Catholic Schools Get First Crack at Selling Vatican Reproductions
The 182 students at All Saints School in Etna, Pa., know well that fund-raisers are a way of life at Roman Catholic schools.
The suburban Pittsburgh students have sold everything from wrapping paper to candy to help meet expenses. Each Christmas season they roll out a model-train layout and sell tickets to the show.
But with the backing of one of the country's wealthiest men and the blessing of the pope himself, their latest campaign is a history-making event.
This month, All Saints' students were among the first people in the world to sell officially licensed items reproducing artwork from the Vatican museums in Rome. Several schools in the Pittsburgh Diocese have geared up for similar two- or three-week fund-raising campaigns.
Pittsburgh businessman John E. Connelly struck a deal with Vatican officials that gives him exclusive worldwide rights to sell reproduced images from the Vatican's 13 museums and the Sistine Chapel.

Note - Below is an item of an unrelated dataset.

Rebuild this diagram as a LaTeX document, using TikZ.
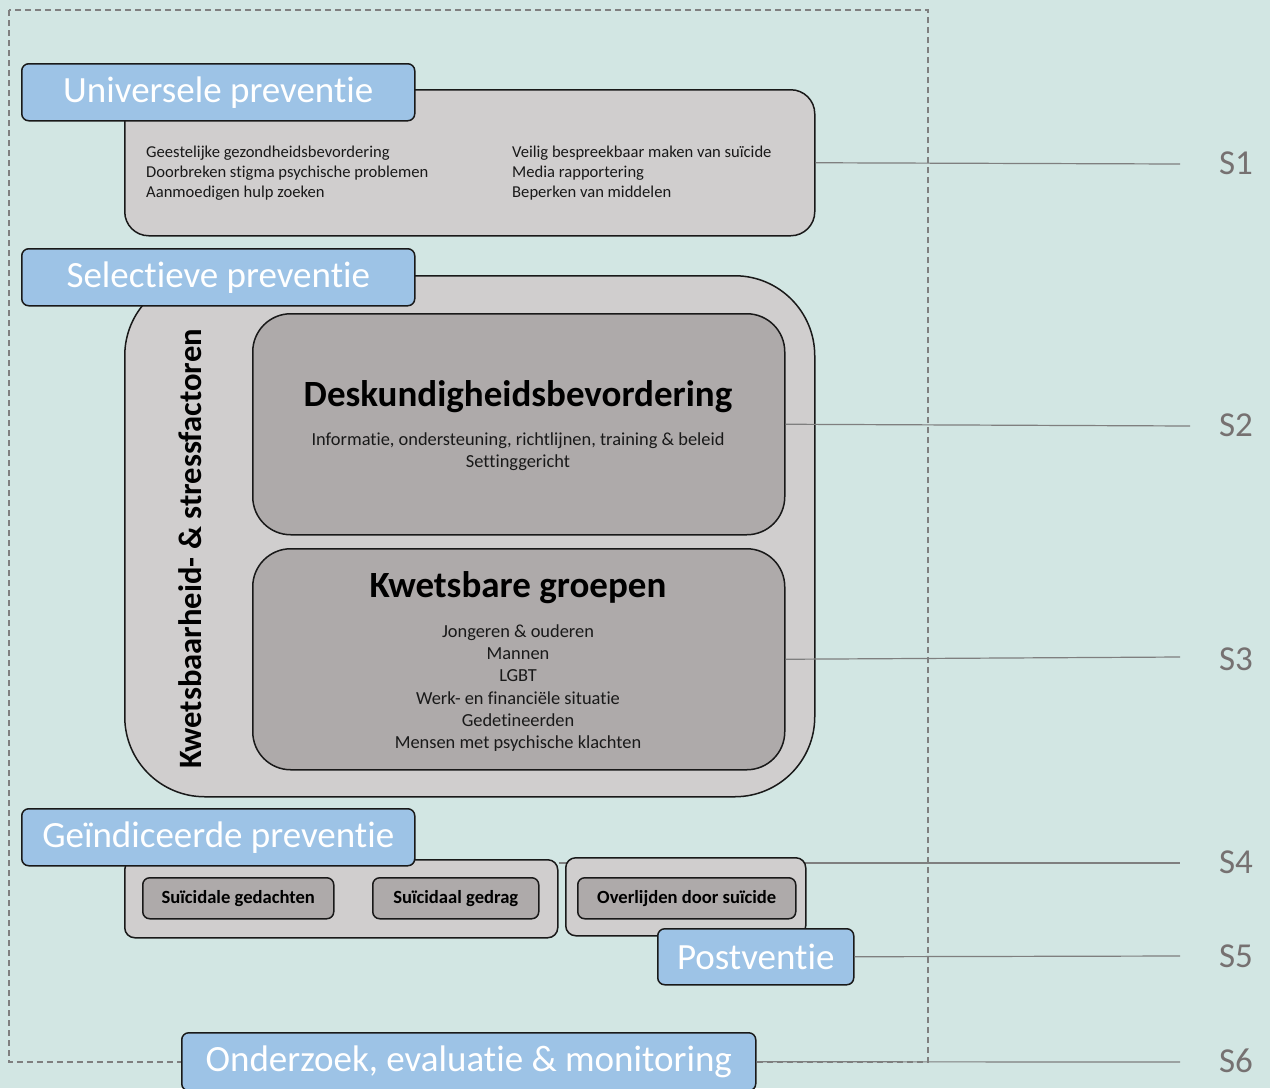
\documentclass[tikz,border=0pt]{standalone}
\usepackage{fontspec}
\setmainfont{Carlito}[Ligatures={TeX,NoCommon}]
\definecolor{bgteal}{HTML}{D2E6E3}
\definecolor{tagblue}{HTML}{9DC3E6}
\definecolor{lightgray}{HTML}{D0CECE}
\definecolor{midgray}{HTML}{AEAAAA}
\definecolor{linegray}{HTML}{7F7F7F}
\definecolor{labgray}{HTML}{767171}
\begin{document}
\begin{tikzpicture}[x=1pt,y=-1pt,
  tagbox/.style={draw=black!90, line width=1.5pt, fill=tagblue, rounded corners=7pt, anchor=north west,
     text=white, inner sep=0pt, font=\fontsize{37}{44}\selectfont},
  graybox/.style={draw=black!90, line width=1.5pt, fill=lightgray, anchor=north west, inner sep=0pt},
  darkbox/.style={draw=black!90, line width=1.5pt, fill=midgray, anchor=north west, inner sep=0pt},
  smalltxt/.style={font=\fontsize{16.6}{20}\selectfont, align=left, inner sep=0pt, text=black!90},
  midtxt/.style={font=\fontsize{18.4}{22.2}\selectfont, align=center, inner sep=0pt, text=black!90},
  bigtitle/.style={font=\bfseries\fontsize{37}{44}\selectfont, inner sep=0pt},
  btntxt/.style={font=\bfseries\fontsize{18.6}{22}\selectfont},
  slab/.style={font=\fontsize{35}{40}\selectfont, text=labgray, inner sep=0pt},
  conn/.style={draw=linegray, line width=1.2pt},
  dashbox/.style={draw=linegray, line width=1.3pt, dash pattern=on 6pt off 4pt}]
\useasboundingbox (0,0) rectangle (1270,1088);
\fill[bgteal] (0,0) rectangle (1270,1088);
\draw[dashbox] (9,10) rectangle (928,1062);

% S labels and line ends
\node[slab] (s1) at (1236,163) {S1};
\node[slab] (s2) at (1236,425) {S2};
\node[slab] (s3) at (1236,659) {S3};
\node[slab] (s4) at (1236,862) {S4};
\node[slab] (s5) at (1236,956) {S5};
\node[slab] (s6) at (1236,1061) {S6};
\coordinate (e1) at (1180,164);
\coordinate (e2) at (1190,426);
\coordinate (e3) at (1180,657);
\coordinate (e4) at (1180,863);
\coordinate (e5) at (1180,956);
\coordinate (e6) at (1180,1062);

% Universele preventie
\node[graybox, rounded corners=24pt, minimum width=690pt, minimum height=146pt] (u) at (124,89) {};
\node[smalltxt, anchor=west] (ul) at (146,173) {Geestelijke gezondheidsbevordering\\Doorbreken stigma psychische problemen\\Aanmoedigen hulp zoeken};
\node[smalltxt, anchor=west] (ur) at (512,173) {Veilig bespreekbaar maken van suïcide\\Media rapportering\\Beperken van middelen};
\node[tagbox, minimum width=393pt, minimum height=57pt] (up) at (21,63) {Universele preventie};

% Selectieve preventie
\node[graybox, rounded corners=80pt, minimum width=690pt, minimum height=521pt] (sel) at (124,275) {};
\node[rotate=90, font=\bfseries\fontsize{32.6}{38}\selectfont, inner sep=0pt] (kw) at (190,549) {Kwetsbaarheid- \& stressfactoren};
\node[darkbox, rounded corners=38pt, minimum width=532pt, minimum height=221pt] (desk) at (252,313) {};
\node[bigtitle] (deskt) at (518,397) {Deskundigheidsbevordering};
\node[midtxt] (desks) at (518,452) {Informatie, ondersteuning, richtlijnen, training \& beleid\\Settinggericht};
\node[darkbox, rounded corners=38pt, minimum width=532pt, minimum height=221pt] (kwg) at (252,548) {};
\node[bigtitle] (kwgt) at (518,588) {Kwetsbare groepen};
\node[midtxt] (kwgs) at (518,688) {Jongeren \& ouderen\\Mannen\\LGBT\\Werk- en financiële situatie\\Gedetineerden\\Mensen met psychische klachten};
\node[tagbox, minimum width=393pt, minimum height=57pt] (sp) at (21,248) {Selectieve preventie};

% Geindiceerde preventie
\node[graybox, rounded corners=10pt, minimum width=433pt, minimum height=78pt] (g1) at (124,859) {};
\draw[conn] (g1.east |- e4) -- (e4);
\node[darkbox, rounded corners=7pt, minimum width=191pt, minimum height=41pt, btntxt] (i1) at (142,877) {Suïcidale gedachten};
\node[darkbox, rounded corners=7pt, minimum width=166pt, minimum height=41pt, btntxt] (i2) at (372,877) {Suïcidaal gedrag};
\node[graybox, rounded corners=10pt, minimum width=240pt, minimum height=78pt] (g2) at (565,857) {};
\node[darkbox, rounded corners=7pt, minimum width=218pt, minimum height=41pt, btntxt] (i3) at (577,877) {Overlijden door suïcide};
\node[tagbox, minimum width=393pt, minimum height=57pt] (gp) at (21,808) {Geïndiceerde preventie};
\node[tagbox, minimum width=196pt, minimum height=56pt] (post) at (657,928) {Postventie};
\node[tagbox, minimum width=574pt, minimum height=58pt] (ond) at (181,1032) {Onderzoek, evaluatie \& monitoring};

% connectors
\draw[conn] (u.east) -- (e1);
\draw[conn] (desk.east) -- (e2);
\draw[conn] (kwg.east) -- (e3);
\draw[conn] (post.east) -- (e5);
\draw[conn] (ond.east) -- (e6);
\end{tikzpicture}
\end{document}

Mr. Connelly, a longtime supporter of Catholic education, made the items available first through the schools of the Pittsburgh Diocese, which serve about 36,000 students. Each school will retain 40 percent of the proceeds, 5 percent will go to the Vatican, and the other 55 percent will go to Mr. Connelly. He hasn't said how much profit he expects to make but has said much of the money will go back into product development and marketing.
"There's never, ever in the history of the church been a way to get those things out, unless you go to Rome," said the Rev. Kris Stubna, the secretary of education for the diocese.
Although All Saints isn't encouraging its students to go door to door, officials have asked each student to make at least six sales from the 14-page "Treasures of the Vatican Collection" catalog. From plates to note pads, the items are replete with images of angels and other scenes from the famous frescoes in the Vatican collection.
A money clip engraved with an image of St. Peter's Square is $15, and $20 will buy a "Carry the Cross" pen, decorated with a Vatican cross reproduction.
"There has been some question as to if it's prudent to be marketing the Vatican, but the response is you don't want to limit those things to those who can afford to go to Rome," Father Stubna said.
The diocese hopes that interest generated by the items will help raise enough money so that its parishes don't have to increase tuition. Fund raising accounts for about 6 percent of the $68 million needed to run the diocese's 130 schools. Officials hope to raise that to 10 percent by selling the Vatican items. Tuition at All Saints is $1,350 a year.
The man behind the venture has a lifetime of marketing experience. Ranked among the 400 wealthiest Americans by Forbes magazine, the 70-year-old Mr. Connelly launched a riverboat-excursion business in Pittsburgh in 1958.
In recent years, he's ventured into the gambling industry; his company President Casinos Inc. owns casino boats in Iowa, Missouri, and Mississippi.
He turned his marketing skills to school fund raising several years ago when he founded "Apples for The Students," a nationwide program that's put thousands of computers in classrooms.
The for-profit venture buys machines from Apple Computer Inc. at bulk rates and sells them to supermarket chains at a discount. Schools can then exchange grocery receipts collected by parents and friends for the computers.
Mr. Connelly, who also is helping raise money to build a residence in the Vatican for the College of Cardinals, said his past enterprises helping education helped clinch the school deal. "They know my involvement with the schools," he said last week, referring to Vatican officials.
Helping Pittsburgh's Catholic schools raise funds is just the beginning for Treasures Inc., the division of J. Edward Connelly Associates that is marketing the Vatican reproductions. Mr. Connelly hopes to expand the fund-raising efforts nationwide.
He has estimated that the venture could evolve into a $1 billion-a-year business, giving a much-needed dose of financial support to parochial schools along the way.
"This is the biggest thing to ever hit Catholic schools," he said.